* [WHAT IS NEEDED]
Copy all lines that contain the word "this".

(Items listed in a dataset)
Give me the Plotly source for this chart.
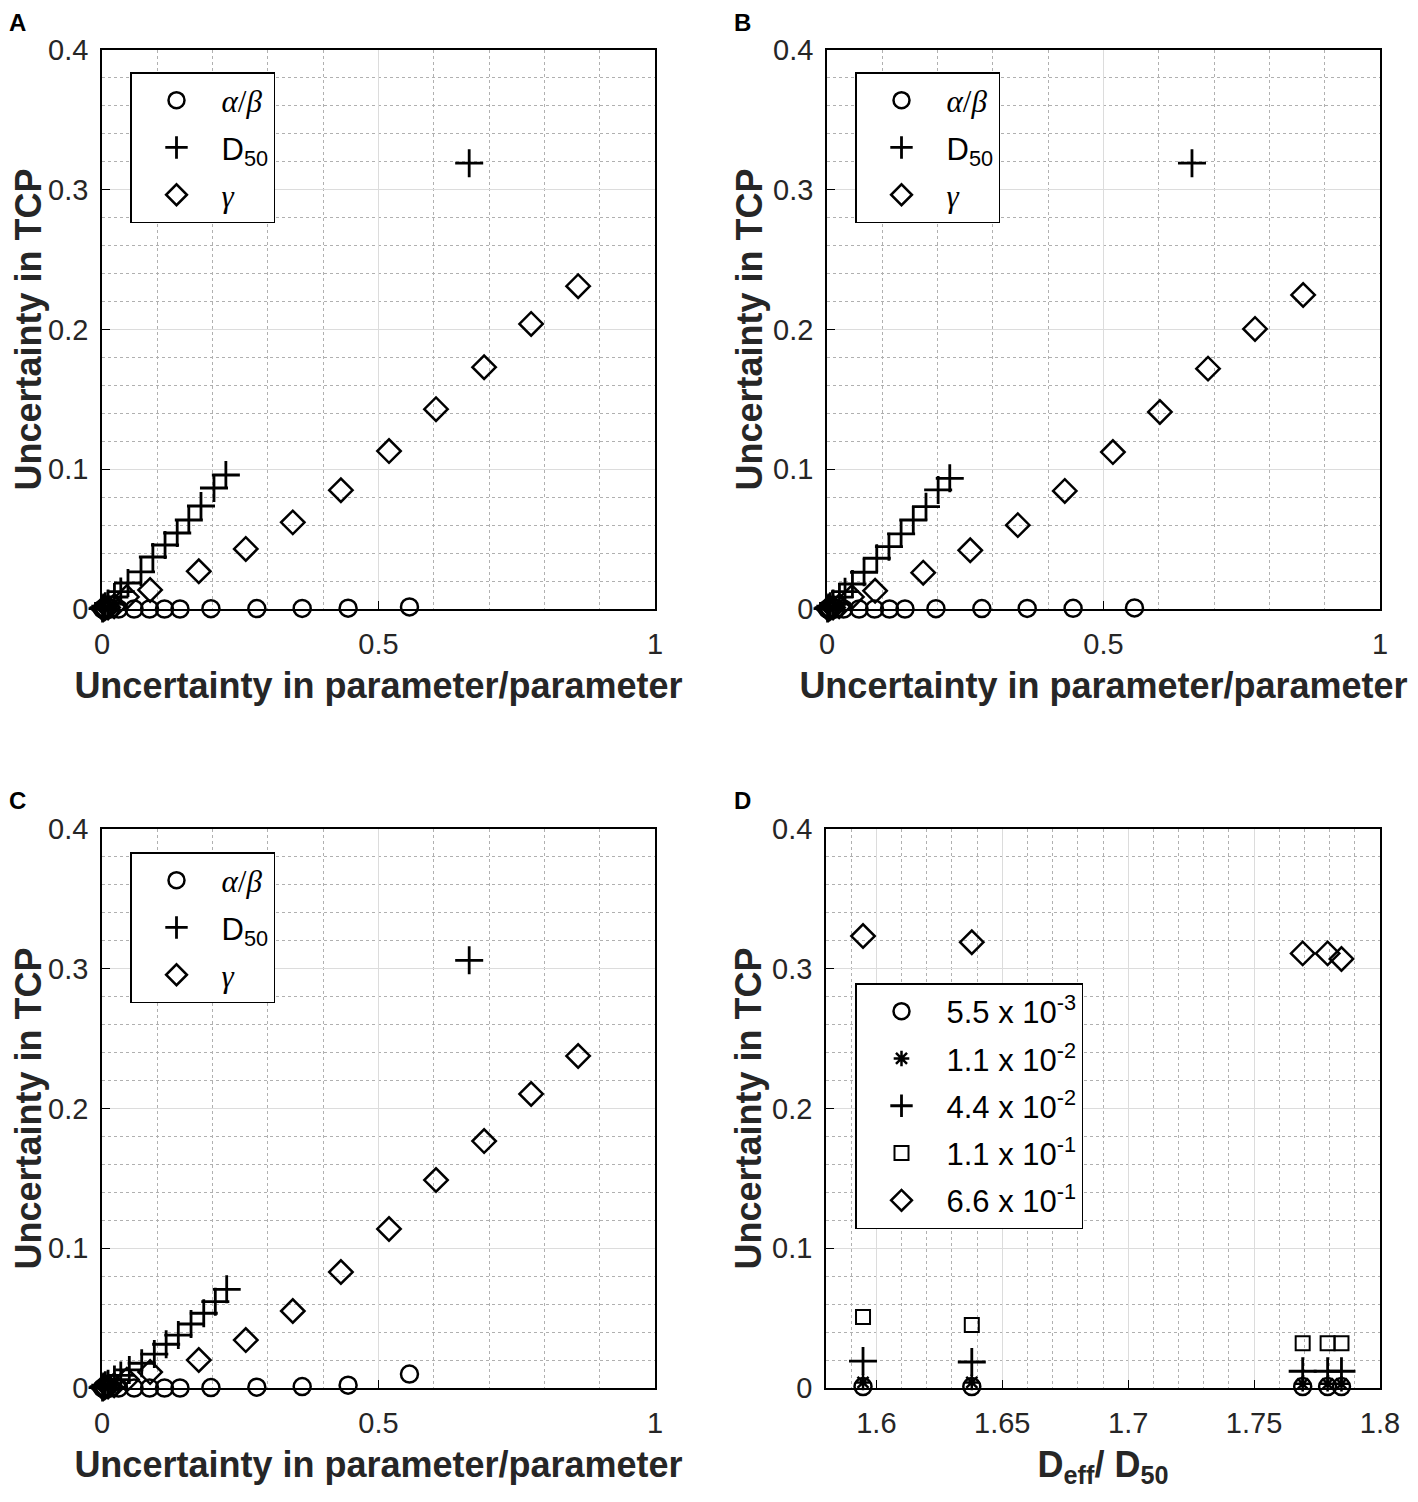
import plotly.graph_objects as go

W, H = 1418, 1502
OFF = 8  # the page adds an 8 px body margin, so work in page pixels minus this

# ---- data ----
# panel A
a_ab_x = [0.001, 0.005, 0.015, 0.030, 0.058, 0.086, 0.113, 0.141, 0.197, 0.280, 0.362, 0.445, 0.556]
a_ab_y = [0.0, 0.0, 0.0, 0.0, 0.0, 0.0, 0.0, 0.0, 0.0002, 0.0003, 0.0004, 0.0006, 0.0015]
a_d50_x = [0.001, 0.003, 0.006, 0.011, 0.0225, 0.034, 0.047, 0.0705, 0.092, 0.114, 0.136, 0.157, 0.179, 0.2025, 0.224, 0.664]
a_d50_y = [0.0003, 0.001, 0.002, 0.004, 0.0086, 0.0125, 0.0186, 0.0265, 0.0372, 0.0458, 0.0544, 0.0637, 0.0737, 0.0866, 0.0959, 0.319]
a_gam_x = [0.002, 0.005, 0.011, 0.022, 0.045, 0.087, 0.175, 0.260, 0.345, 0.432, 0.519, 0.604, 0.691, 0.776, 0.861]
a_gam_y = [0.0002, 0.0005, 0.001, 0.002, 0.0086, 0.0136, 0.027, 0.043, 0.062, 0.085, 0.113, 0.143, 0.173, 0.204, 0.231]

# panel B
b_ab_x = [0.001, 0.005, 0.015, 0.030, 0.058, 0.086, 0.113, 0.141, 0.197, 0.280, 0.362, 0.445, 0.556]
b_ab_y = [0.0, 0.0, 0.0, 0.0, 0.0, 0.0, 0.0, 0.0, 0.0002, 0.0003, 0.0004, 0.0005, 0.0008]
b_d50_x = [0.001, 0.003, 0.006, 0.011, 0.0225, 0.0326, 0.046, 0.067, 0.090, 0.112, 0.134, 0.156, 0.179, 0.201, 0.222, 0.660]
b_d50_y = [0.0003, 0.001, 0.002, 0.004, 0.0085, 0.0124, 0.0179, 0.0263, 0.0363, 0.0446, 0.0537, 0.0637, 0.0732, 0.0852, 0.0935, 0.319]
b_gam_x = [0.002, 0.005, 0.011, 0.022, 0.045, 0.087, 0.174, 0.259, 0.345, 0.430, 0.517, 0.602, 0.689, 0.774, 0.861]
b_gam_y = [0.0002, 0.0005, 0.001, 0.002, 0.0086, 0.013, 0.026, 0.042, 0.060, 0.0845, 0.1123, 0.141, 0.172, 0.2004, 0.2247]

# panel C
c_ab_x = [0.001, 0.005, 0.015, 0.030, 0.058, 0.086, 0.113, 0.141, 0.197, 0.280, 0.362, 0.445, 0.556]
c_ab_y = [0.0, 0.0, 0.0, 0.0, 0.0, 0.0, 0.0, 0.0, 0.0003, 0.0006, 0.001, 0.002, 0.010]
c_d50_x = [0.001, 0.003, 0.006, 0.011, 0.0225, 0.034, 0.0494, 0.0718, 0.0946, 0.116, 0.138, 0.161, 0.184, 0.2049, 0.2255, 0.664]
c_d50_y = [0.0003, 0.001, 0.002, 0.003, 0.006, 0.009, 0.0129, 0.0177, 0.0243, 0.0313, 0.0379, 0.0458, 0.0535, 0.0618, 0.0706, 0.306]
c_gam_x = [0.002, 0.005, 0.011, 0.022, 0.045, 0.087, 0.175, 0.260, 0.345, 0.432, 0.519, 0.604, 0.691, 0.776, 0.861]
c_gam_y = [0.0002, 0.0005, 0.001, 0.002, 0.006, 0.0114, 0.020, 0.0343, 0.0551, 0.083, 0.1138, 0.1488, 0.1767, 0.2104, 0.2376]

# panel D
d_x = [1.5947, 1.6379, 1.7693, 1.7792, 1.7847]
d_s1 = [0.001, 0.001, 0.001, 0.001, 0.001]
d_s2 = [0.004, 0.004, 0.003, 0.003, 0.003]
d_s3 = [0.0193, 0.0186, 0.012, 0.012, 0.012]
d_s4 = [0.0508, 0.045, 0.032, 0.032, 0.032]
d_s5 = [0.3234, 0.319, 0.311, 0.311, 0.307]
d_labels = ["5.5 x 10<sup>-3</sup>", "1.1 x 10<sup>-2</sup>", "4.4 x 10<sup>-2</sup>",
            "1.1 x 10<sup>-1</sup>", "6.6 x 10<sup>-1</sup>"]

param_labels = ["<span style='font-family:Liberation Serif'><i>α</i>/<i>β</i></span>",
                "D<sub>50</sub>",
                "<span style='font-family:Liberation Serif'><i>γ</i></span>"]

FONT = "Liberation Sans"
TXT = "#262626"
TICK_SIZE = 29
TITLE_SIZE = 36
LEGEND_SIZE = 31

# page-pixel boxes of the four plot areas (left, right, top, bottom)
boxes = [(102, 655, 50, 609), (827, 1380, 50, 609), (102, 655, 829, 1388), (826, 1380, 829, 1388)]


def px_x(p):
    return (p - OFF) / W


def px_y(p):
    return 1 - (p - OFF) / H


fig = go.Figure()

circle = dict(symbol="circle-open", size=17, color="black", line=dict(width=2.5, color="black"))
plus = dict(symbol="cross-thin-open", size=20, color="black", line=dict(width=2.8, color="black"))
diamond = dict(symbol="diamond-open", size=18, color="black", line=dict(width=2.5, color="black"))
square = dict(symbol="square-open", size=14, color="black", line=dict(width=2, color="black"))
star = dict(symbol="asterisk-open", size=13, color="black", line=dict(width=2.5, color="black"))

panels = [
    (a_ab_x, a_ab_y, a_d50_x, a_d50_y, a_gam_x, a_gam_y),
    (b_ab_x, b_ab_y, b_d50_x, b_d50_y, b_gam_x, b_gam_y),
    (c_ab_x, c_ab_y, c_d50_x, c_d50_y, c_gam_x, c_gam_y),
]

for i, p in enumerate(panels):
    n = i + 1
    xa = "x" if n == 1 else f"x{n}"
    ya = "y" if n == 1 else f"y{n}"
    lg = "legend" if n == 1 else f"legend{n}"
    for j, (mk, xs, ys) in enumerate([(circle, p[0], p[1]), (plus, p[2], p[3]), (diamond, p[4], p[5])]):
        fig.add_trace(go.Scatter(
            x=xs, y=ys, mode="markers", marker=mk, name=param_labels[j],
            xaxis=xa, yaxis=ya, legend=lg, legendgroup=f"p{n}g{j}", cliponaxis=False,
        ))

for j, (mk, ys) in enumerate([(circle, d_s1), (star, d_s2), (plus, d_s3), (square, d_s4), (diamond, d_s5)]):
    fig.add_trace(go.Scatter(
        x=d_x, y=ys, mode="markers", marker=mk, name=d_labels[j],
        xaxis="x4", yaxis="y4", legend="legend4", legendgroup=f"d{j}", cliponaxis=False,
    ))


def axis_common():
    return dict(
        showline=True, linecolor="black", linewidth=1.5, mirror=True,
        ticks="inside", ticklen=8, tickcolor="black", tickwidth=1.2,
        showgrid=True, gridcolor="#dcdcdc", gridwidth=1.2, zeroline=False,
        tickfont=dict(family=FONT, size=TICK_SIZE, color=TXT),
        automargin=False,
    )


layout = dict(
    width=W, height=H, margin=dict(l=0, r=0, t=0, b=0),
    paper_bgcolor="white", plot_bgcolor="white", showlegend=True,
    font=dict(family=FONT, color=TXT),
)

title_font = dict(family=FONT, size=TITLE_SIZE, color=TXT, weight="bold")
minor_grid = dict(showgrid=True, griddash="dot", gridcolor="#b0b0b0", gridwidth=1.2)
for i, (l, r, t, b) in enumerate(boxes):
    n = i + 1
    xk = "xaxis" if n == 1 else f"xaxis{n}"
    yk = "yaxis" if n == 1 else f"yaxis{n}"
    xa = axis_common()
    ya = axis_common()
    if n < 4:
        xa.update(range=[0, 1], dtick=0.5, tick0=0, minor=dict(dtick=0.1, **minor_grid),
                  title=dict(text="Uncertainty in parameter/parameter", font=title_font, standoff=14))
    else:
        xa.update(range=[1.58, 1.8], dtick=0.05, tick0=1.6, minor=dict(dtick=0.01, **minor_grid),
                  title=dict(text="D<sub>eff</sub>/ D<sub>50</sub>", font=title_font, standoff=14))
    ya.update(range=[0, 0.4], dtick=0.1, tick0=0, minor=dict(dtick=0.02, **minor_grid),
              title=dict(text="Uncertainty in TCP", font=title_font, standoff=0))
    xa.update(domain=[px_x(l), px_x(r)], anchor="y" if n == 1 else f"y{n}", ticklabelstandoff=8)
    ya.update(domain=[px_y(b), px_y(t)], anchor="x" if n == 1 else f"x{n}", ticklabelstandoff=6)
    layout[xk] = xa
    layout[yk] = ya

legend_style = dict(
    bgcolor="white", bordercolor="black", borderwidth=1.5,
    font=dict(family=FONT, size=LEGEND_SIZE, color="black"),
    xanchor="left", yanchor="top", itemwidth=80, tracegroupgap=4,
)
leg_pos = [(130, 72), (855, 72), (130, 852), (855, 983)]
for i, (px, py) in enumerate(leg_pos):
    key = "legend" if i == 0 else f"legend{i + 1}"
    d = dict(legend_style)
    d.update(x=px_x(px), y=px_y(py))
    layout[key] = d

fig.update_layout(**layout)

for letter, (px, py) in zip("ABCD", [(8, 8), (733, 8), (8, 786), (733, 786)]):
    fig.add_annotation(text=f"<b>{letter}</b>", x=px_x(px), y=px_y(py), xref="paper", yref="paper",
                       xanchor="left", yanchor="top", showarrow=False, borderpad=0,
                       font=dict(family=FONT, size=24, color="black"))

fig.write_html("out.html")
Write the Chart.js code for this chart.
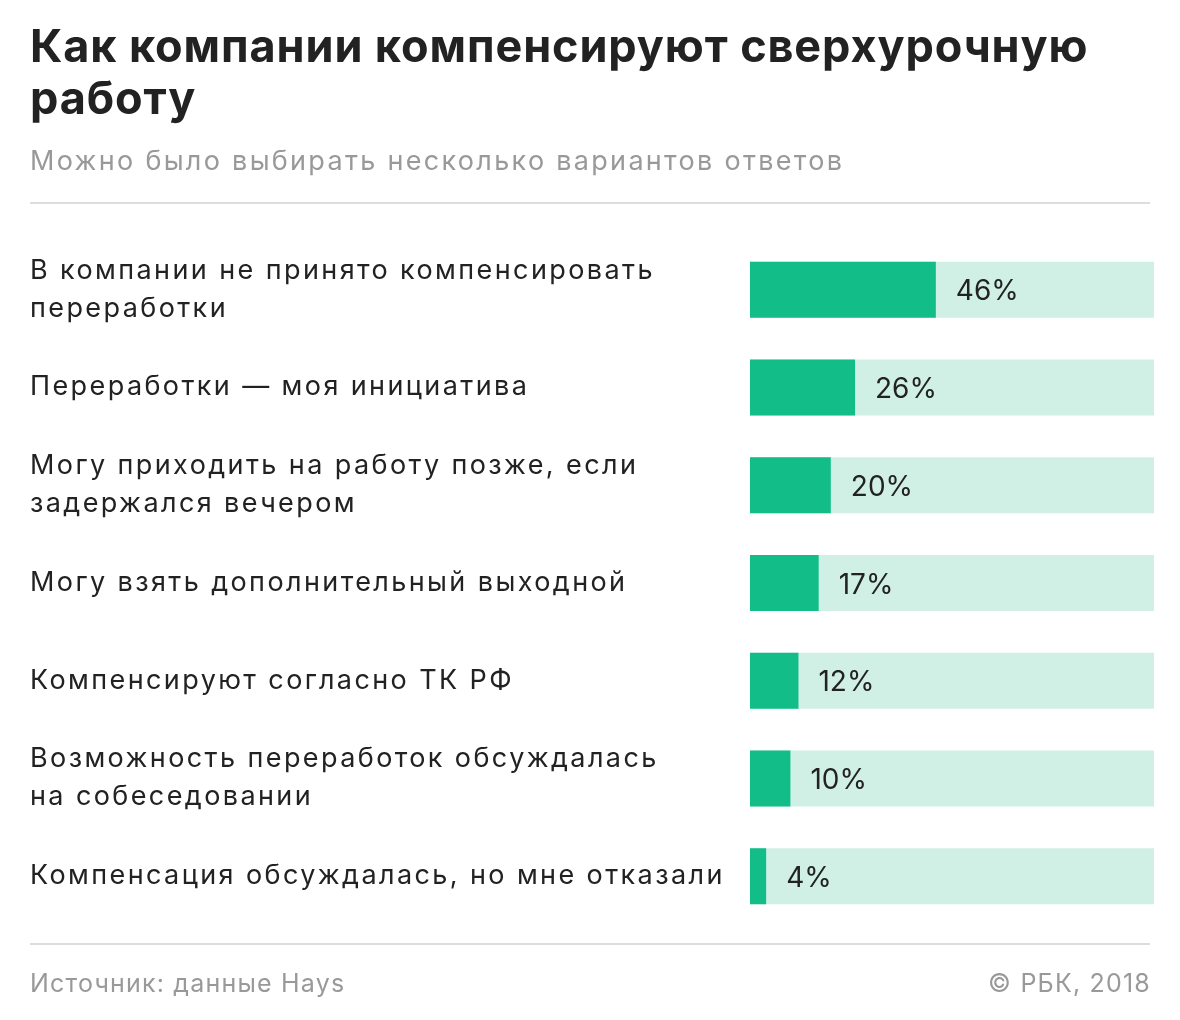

* [EXERCISE OUTPUT]
Give me the Plotly source for this chart.
OFF = 8  # the page adds an 8 px body margin, so work in page pixels minus this
Write the Chart.js code for this chart.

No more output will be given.